— Start of Dataset extract —

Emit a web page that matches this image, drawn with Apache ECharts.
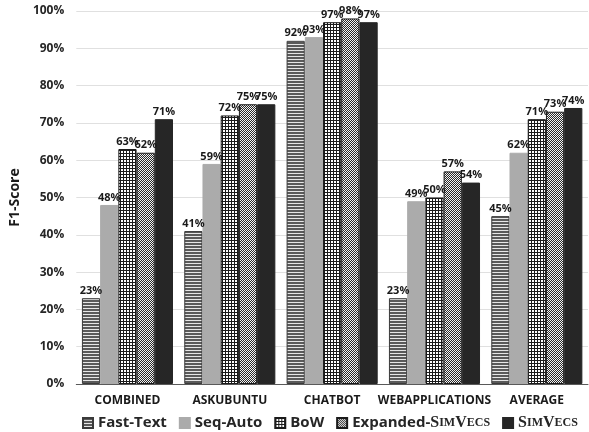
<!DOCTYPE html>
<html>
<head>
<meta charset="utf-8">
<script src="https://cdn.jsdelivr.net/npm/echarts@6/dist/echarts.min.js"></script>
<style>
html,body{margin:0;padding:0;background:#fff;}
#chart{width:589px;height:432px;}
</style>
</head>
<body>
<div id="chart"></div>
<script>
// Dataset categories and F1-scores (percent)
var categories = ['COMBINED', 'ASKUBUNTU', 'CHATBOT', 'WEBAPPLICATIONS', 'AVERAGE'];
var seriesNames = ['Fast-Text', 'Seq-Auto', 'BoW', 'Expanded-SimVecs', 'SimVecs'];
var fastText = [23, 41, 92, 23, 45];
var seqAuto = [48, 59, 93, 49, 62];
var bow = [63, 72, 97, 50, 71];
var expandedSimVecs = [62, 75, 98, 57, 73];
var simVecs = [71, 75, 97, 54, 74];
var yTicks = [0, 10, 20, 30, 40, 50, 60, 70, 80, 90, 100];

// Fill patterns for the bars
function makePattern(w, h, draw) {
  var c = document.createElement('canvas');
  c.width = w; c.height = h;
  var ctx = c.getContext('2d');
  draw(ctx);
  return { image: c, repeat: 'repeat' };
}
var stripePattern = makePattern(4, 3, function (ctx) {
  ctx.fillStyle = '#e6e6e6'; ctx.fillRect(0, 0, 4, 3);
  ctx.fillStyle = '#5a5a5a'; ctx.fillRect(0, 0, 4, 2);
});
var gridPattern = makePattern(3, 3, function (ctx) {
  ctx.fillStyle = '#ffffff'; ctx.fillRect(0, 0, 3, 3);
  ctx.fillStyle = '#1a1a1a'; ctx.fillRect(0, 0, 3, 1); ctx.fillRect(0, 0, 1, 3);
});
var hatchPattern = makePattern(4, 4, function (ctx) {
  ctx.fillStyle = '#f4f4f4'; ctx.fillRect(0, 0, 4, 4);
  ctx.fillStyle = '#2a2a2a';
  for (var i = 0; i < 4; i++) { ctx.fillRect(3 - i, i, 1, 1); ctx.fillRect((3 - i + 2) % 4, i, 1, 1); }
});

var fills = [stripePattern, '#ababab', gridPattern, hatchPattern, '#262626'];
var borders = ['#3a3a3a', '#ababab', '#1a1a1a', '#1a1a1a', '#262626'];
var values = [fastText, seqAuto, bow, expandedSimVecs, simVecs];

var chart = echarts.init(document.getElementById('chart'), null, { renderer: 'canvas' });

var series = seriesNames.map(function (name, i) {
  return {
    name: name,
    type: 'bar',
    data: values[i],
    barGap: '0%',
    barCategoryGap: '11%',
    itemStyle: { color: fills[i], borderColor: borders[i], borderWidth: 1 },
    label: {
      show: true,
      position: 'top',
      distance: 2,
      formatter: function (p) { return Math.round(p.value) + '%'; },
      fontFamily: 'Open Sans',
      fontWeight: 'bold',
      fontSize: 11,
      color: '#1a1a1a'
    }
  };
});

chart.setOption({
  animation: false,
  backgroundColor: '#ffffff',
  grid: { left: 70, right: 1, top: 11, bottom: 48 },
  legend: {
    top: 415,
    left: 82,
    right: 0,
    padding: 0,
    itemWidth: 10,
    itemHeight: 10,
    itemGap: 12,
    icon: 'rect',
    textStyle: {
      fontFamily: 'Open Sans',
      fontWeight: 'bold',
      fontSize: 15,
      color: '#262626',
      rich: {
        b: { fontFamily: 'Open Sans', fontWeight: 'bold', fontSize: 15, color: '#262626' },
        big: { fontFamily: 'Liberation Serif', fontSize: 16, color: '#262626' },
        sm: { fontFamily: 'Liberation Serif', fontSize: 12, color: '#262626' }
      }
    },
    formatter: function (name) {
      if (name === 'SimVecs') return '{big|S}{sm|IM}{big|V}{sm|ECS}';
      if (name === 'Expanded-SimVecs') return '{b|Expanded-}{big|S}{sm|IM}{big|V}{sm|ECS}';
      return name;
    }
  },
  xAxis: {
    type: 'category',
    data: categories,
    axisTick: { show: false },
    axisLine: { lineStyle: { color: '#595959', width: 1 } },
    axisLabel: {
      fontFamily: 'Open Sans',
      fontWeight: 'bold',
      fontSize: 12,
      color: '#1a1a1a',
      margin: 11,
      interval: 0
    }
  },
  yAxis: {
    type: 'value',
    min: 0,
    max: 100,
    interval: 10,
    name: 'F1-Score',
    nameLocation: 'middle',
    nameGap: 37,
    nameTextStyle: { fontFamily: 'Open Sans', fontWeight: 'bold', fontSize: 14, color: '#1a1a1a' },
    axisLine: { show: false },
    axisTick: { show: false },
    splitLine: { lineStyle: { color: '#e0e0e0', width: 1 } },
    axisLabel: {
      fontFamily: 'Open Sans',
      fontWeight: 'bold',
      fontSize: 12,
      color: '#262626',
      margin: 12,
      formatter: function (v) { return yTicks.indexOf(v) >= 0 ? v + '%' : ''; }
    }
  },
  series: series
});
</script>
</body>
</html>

— End of Dataset extract —

> [Your instructions] Every line from the top of the material above through the line with "80, 90, 100];" should be duplicated exactly, please; leave out the pictures.

> [Correct result]
Emit a web page that matches this image, drawn with Apache ECharts.
<!DOCTYPE html>
<html>
<head>
<meta charset="utf-8">
<script src="https://cdn.jsdelivr.net/npm/echarts@6/dist/echarts.min.js"></script>
<style>
html,body{margin:0;padding:0;background:#fff;}
#chart{width:589px;height:432px;}
</style>
</head>
<body>
<div id="chart"></div>
<script>
// Dataset categories and F1-scores (percent)
var categories = ['COMBINED', 'ASKUBUNTU', 'CHATBOT', 'WEBAPPLICATIONS', 'AVERAGE'];
var seriesNames = ['Fast-Text', 'Seq-Auto', 'BoW', 'Expanded-SimVecs', 'SimVecs'];
var fastText = [23, 41, 92, 23, 45];
var seqAuto = [48, 59, 93, 49, 62];
var bow = [63, 72, 97, 50, 71];
var expandedSimVecs = [62, 75, 98, 57, 73];
var simVecs = [71, 75, 97, 54, 74];
var yTicks = [0, 10, 20, 30, 40, 50, 60, 70, 80, 90, 100];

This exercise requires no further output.